EXERCISE REQUIREMENTS:
Retype exactly what runs from the first line of the data to the line with "(0,0) rectangle (1267,855);", keeping both of those lines and skipping pictures.

SOURCE MATERIAL:
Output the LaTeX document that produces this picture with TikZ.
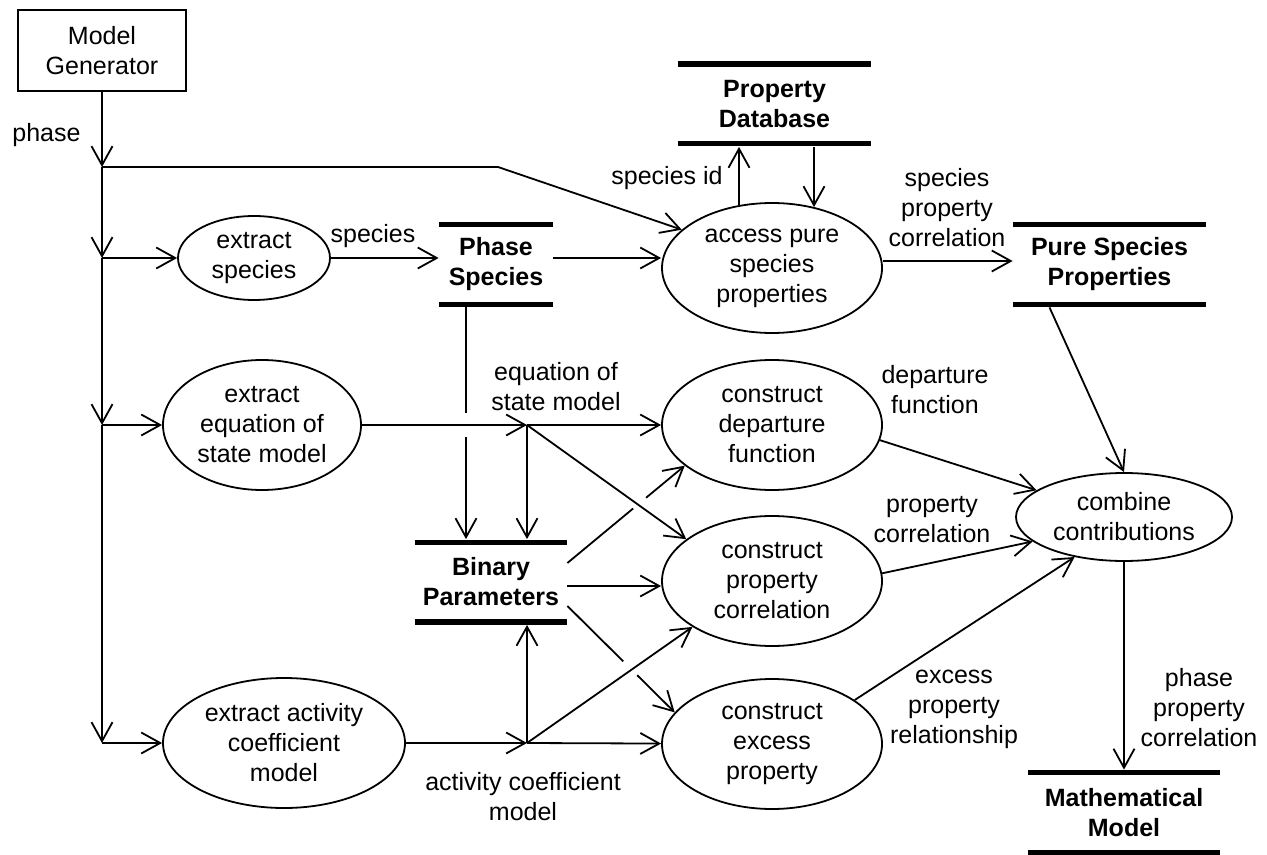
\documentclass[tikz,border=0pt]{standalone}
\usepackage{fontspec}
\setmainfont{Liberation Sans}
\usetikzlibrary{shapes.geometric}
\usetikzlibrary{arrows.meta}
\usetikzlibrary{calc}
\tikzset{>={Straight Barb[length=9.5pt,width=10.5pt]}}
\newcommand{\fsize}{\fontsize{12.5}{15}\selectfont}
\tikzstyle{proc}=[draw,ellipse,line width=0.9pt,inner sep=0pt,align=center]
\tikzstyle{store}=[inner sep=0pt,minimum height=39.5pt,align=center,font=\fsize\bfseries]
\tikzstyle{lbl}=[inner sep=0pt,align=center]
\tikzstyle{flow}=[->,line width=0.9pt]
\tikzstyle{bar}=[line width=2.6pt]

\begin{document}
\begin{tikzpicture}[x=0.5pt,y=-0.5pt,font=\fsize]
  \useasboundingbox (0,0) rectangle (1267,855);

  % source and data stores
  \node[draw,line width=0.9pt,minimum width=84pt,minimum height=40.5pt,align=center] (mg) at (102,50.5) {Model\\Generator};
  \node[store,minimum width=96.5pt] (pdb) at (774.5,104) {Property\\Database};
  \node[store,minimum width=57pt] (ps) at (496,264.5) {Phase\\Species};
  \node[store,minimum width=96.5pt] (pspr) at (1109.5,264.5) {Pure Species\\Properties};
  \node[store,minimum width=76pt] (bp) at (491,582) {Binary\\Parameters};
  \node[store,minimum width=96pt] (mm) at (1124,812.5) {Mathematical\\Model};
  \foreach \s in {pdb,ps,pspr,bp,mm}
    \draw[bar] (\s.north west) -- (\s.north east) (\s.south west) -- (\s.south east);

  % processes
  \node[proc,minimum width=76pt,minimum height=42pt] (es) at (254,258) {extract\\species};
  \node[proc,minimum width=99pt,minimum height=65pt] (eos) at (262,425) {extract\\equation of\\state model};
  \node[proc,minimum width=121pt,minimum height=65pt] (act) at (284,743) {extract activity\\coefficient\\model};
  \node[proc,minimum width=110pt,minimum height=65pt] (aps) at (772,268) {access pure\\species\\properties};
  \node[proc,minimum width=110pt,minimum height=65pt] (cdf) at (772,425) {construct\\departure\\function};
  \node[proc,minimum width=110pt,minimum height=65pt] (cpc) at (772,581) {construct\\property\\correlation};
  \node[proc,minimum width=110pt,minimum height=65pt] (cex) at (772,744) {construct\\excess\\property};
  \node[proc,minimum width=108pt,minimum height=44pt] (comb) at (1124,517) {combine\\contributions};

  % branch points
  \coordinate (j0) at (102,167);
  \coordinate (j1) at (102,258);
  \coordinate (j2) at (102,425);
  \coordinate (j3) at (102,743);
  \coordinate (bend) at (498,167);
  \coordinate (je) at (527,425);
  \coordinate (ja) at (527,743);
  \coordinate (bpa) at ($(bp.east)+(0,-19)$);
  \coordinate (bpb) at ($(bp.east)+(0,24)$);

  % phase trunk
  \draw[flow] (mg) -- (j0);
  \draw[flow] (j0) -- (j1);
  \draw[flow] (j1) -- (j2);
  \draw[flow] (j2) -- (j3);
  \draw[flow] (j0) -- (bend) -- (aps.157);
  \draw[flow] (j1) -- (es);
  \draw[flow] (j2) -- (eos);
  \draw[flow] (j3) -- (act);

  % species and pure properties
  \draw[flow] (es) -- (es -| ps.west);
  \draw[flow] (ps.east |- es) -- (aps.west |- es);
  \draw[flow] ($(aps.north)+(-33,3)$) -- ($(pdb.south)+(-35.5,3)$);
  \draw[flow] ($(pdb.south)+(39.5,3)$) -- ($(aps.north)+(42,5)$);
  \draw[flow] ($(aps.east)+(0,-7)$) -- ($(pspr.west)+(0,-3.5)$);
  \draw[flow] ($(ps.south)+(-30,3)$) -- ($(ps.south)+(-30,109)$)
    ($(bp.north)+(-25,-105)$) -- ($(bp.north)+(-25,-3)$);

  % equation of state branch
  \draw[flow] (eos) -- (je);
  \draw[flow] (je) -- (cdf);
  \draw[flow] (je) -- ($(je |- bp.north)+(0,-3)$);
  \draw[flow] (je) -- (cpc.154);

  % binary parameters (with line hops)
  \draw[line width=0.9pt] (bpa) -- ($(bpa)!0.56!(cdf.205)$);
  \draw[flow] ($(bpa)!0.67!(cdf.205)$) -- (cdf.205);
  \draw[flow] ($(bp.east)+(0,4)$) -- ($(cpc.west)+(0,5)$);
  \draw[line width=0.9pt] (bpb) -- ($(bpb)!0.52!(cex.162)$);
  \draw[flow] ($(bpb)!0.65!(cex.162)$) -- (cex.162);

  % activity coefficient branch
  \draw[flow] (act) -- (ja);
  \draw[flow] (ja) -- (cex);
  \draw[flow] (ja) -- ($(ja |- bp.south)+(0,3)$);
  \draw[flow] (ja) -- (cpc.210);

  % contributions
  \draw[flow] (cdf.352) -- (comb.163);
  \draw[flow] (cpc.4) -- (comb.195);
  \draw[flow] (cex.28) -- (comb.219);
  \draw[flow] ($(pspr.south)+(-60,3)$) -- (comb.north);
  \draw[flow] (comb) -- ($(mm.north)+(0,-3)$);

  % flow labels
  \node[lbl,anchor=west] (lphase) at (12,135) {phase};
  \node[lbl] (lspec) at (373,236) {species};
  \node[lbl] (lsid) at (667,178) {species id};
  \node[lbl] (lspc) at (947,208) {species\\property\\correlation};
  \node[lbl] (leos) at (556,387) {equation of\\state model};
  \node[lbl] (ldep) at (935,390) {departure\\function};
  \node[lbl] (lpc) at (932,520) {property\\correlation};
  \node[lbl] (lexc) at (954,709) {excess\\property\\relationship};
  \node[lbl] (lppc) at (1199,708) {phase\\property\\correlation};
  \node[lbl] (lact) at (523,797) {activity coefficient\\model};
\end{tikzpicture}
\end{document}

THE RESPONSE:
Output the LaTeX document that produces this picture with TikZ.
\documentclass[tikz,border=0pt]{standalone}
\usepackage{fontspec}
\setmainfont{Liberation Sans}
\usetikzlibrary{shapes.geometric}
\usetikzlibrary{arrows.meta}
\usetikzlibrary{calc}
\tikzset{>={Straight Barb[length=9.5pt,width=10.5pt]}}
\newcommand{\fsize}{\fontsize{12.5}{15}\selectfont}
\tikzstyle{proc}=[draw,ellipse,line width=0.9pt,inner sep=0pt,align=center]
\tikzstyle{store}=[inner sep=0pt,minimum height=39.5pt,align=center,font=\fsize\bfseries]
\tikzstyle{lbl}=[inner sep=0pt,align=center]
\tikzstyle{flow}=[->,line width=0.9pt]
\tikzstyle{bar}=[line width=2.6pt]

\begin{document}
\begin{tikzpicture}[x=0.5pt,y=-0.5pt,font=\fsize]
  \useasboundingbox (0,0) rectangle (1267,855);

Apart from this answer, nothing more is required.